Angela Dappert said...

And furthermore:

‘it would be possible to implement it because LOCKSS supports similar semantic units to those that PREMIS describes’: : It is important to note that PREMIS is completely implementation independent. It is only a data dictionary – that is a way of organising your domain model with applicable semantic units that describe the entities in the model. It helps you think about your domain and its requirements. It does not at all specify how you implement it and almost everything is optional rather than mandatory – so that you can chose only what is needed by you.
I have identified what I have called 5 degrees of freedom, in the past.
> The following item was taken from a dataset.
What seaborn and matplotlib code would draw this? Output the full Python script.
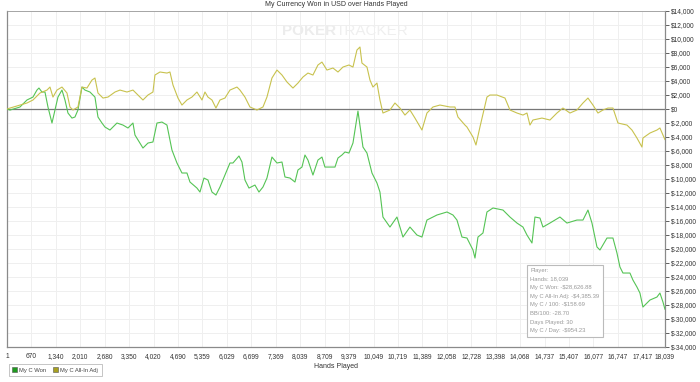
import pandas as pd
import numpy as np
import matplotlib
matplotlib.use("Agg")
import matplotlib.pyplot as plt
from matplotlib.ticker import FuncFormatter
from matplotlib.patches import Patch
import seaborn as sns

# hands played / cumulative USD
won_hands = [1, 82, 356, 548, 713, 822, 877, 959, 1042, 1124, 1234, 1316, 1398, 1508, 1590, 1672, 1782, 1864,
             1946, 2056, 2138, 2275, 2412, 2495, 2604, 2686, 2823, 3015, 3180, 3317, 3454, 3509, 3728, 3865,
             4002, 4112, 4249, 4386, 4523, 4660, 4797, 4934, 5017, 5208, 5291, 5400, 5510, 5620, 5729, 5839,
             5976, 6113, 6195, 6360, 6442, 6524, 6634, 6798, 6908, 7018, 7127, 7264, 7402, 7539, 7621, 7758,
             7895, 7977, 8087, 8169, 8251, 8388, 8525, 8635, 8717, 8855, 8992, 9074, 9183, 9266, 9375, 9485,
             9622, 9759, 9869, 10006, 10143, 10225, 10307, 10499, 10691, 10855, 11047, 11239, 11376, 11513,
             11788, 12062, 12226, 12336, 12473, 12610, 12775, 12830, 12912, 13049, 13158, 13323, 13597, 13789,
             13981, 14145, 14255, 14392, 14474, 14611, 14693, 14885, 15159, 15351, 15625, 15790, 15927, 16037,
             16174, 16256, 16448, 16612, 16722, 16804, 16886, 17078, 17160, 17270, 17352, 17434, 17544, 17626,
             17818, 17900, 17983, 18039]
won_usd = [0, -150, 290, 1290, 1710, 2710, 3000, 2430, 2430, 290, -2000, -140, 1710, 2710, 1290, -570, -1290,
           -1140, -140, 3140, 2710, 2430, 1710, -1140, -2000, -2570, -3000, -2000, -2290, -2710, -2000, -3710,
           -5570, -4860, -4710, -2000, -1860, -2290, -5860, -7710, -9140, -9140, -10430, -11290, -11860, -9860,
           -10140, -11860, -12290, -11140, -9430, -7710, -7710, -6710, -7570, -10140, -11290, -10860, -11860,
           -11140, -9860, -6860, -7710, -7570, -9710, -9860, -10430, -8710, -8290, -6570, -7290, -9430, -7290,
           -6860, -8290, -8290, -8290, -7000, -6570, -6140, -6290, -4860, -290, -5430, -6290, -9140, -10570,
           -11860, -15430, -16860, -15430, -18290, -16860, -18000, -18290, -15860, -15140, -14710, -15140,
           -15860, -18290, -18430, -20140, -21290, -18290, -17710, -14710, -14140, -14430, -15430, -16290,
           -16860, -18000, -19140, -15430, -15570, -16860, -16290, -15430, -16290, -15860, -15860, -14430,
           -16290, -19710, -20140, -18430, -18430, -20570, -22570, -23430, -23430, -24430, -25430, -26290,
           -28290, -27710, -27290, -26860, -26290, -27570, -28627]

adj_hands = [1, 82, 356, 548, 713, 905, 1097, 1179, 1261, 1371, 1508, 1645, 1727, 1809, 1946, 2056, 2193, 2330,
             2412, 2495, 2632, 2769, 2961, 3098, 3290, 3454, 3591, 3728, 3865, 4002, 4057, 4194, 4386, 4468,
             4551, 4688, 4797, 4934, 5071, 5208, 5346, 5428, 5510, 5620, 5729, 5839, 5976, 6113, 6305, 6387,
             6524, 6661, 6853, 7018, 7127, 7264, 7402, 7539, 7676, 7840, 7977, 8114, 8251, 8388, 8525, 8635,
             8772, 8937, 9074, 9211, 9375, 9485, 9594, 9677, 9731, 9869, 9951, 10033, 10143, 10225, 10307,
             10499, 10636, 10773, 10910, 11047, 11184, 11376, 11513, 11678, 11870, 12144, 12281, 12363, 12555,
             12610, 12775, 12857, 12966, 13158, 13240, 13432, 13652, 13789, 13981, 14145, 14255, 14337, 14419,
             14666, 14885, 15077, 15241, 15433, 15625, 15790, 15927, 16064, 16201, 16338, 16475, 16612, 16749,
             16996, 17133, 17270, 17407, 17434, 17626, 17818, 17900, 18039]
adj_usd = [0, 140, 570, 860, 1290, 2290, 2710, 3140, 1710, 2710, 3140, 2290, 290, -140, 290, 3140, 3000, 4140,
           4430, 2290, 1570, 1710, 2430, 2710, 2430, 2710, 2000, 1290, 2000, 2430, 4860, 5290, 5140, 5290,
           3430, 1570, 570, 1290, 1710, 2430, 1290, 2430, 1710, 1290, 140, 1290, 1570, 2710, 3140, 2710, 1710,
           290, -140, 290, 1710, 4430, 5570, 4860, 3860, 3000, 3710, 4570, 5140, 4860, 6290, 6710, 5570, 5860,
           5290, 6000, 6290, 6000, 8430, 8860, 6570, 6000, 4140, 3140, 3710, 1290, -570, -140, 860, 140, -860,
           -140, -1290, -3000, -570, 290, 570, 290, 290, -1140, -2290, -2570, -4000, -5140, -2570, 1710, 2000,
           2000, 1570, -140, -570, -860, -570, -2290, -1570, -1290, -1570, -570, 140, -570, -140, 860, 1570,
           570, -570, -140, 140, 140, -2000, -2290, -3000, -4140, -5430, -4140, -3430, -3000, -2710, -4385]

x_ticks = [1, 670, 1340, 2010, 2680, 3350, 4020, 4690, 5359, 6029, 6699, 7369, 8039, 8709, 9379, 10049,
           10719, 11389, 12058, 12728, 13398, 14068, 14737, 15407, 16077, 16747, 17417, 18039]
y_ticks = list(range(-34000, 14001, 2000))

series = ["My C Won", "My C All-In Adj"]
line_colors = ["#55c455", "#c8c24e"]
legend_colors = ["#1e9a1e", "#a8a020"]

stats = ["Player:", "Hands: 18,039", "My C Won: -$28,626.88", "My C All-In Adj: -$4,385.39",
         "My C / 100: -$158.69", "BB/100: -28.70", "Days Played: 30", "My C / Day: -$954.23"]

df = pd.concat([
    pd.DataFrame({"Hands": won_hands, "USD": won_usd, "Series": series[0]}),
    pd.DataFrame({"Hands": adj_hands, "USD": adj_usd, "Series": series[1]}),
])

sns.set_style("white")
plt.rcParams["font.family"] = ["Liberation Sans", "DejaVu Sans"]

fig = plt.figure(figsize=(7, 3.82), dpi=100)
ax = fig.add_axes([0.01, 0.0916, 0.94, 0.8795])

ax.set_xlim(1, 18039)
ax.set_ylim(-34000, 14000)
ax.set_xticks(x_ticks)
ax.set_yticks(y_ticks)
ax.grid(True, color="#efefef", linewidth=0.7)
ax.axhline(0, color="#777777", linewidth=0.9, zorder=1)

# watermark
ax.text(0.50, 0.94, "POKER", transform=ax.transAxes, fontsize=11, fontweight="bold",
        color="#ececec", ha="right", va="center", zorder=0)
ax.text(0.50, 0.94, "TRACKER", transform=ax.transAxes, fontsize=11,
        color="#efefef", ha="left", va="center", zorder=0)

sns.lineplot(data=df, x="Hands", y="USD", hue="Series", palette=dict(zip(series, line_colors)),
             estimator=None, sort=False, linewidth=0.8, legend=False, ax=ax, zorder=3)

ax.yaxis.tick_right()
ax.yaxis.set_major_formatter(FuncFormatter(lambda v, p: "$" + f"{int(v):,}"
                                           if v >= 0 else "$-" + f"{int(-v):,}"))
ax.xaxis.set_major_formatter(FuncFormatter(lambda v, p: f"{int(v):,}"))
ax.tick_params(axis="both", labelsize=4.8, colors="#444444", length=3, width=0.6,
               labelcolor="#333333", pad=1.5)
for side in ["left", "right", "top", "bottom"]:
    ax.spines[side].set_visible(True)
    ax.spines[side].set_color("#8a8a8a")
    ax.spines[side].set_linewidth(0.9)
ax.spines["top"].set_color("#999999")
ax.spines["top"].set_linewidth(0.6)

ax.set_ylabel("")
ax.set_xlabel("Hands Played", fontsize=5, color="#333333", labelpad=2)
fig.text(0.48, 0.988, "My Currency Won in USD over Hands Played", fontsize=5, color="#333333",
         ha="center", va="center")

ax.text(0.795, 0.235, "\n".join(stats), transform=ax.transAxes, fontsize=4.2, color="#999999",
        va="top", ha="left", linespacing=1.9, zorder=5,
        bbox=dict(boxstyle="square,pad=0.6", facecolor="white", edgecolor="#bbbbbb", linewidth=0.8))

handles = [Patch(facecolor=c, edgecolor="#555555", linewidth=0.4) for c in legend_colors]
leg = fig.legend(handles, series, loc="lower left", bbox_to_anchor=(0.008, 0.008), ncol=2,
                 fontsize=4.2, frameon=True, fancybox=False, edgecolor="#aaaaaa",
                 handlelength=0.8, handleheight=0.8, handletextpad=0.4, columnspacing=1.2,
                 borderpad=0.6)
leg.get_frame().set_linewidth(0.6)
for t in leg.get_texts():
    t.set_color("#444444")

fig.savefig("out.png", dpi=100)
We have used them as the basis for the conformance statement in PREMIS.
1. A repository is free to implement its semantic units using names different from those defined in the PREMIS data dictionary.
2. A repository is free to implement its semantic units at higher or lower granularity than defined in the PREMIS data dictionary.
3. An implementation can extend extensible PREMIS semantic units with other semantic units (this is isomorphic to using greater granularity)
4. An implementation does not have to record mandatory metadata explicitly if it can generate it for exchange
5. Controlled vocabulary is recommended but not compulsory.

The important conclusion is that it does not matter in what form you store your preservation metadata as long as you can produce an export format that can be mapped to the data dictionary.

From what you say it sounds as if LOCKSS is actually PREMIS conformant.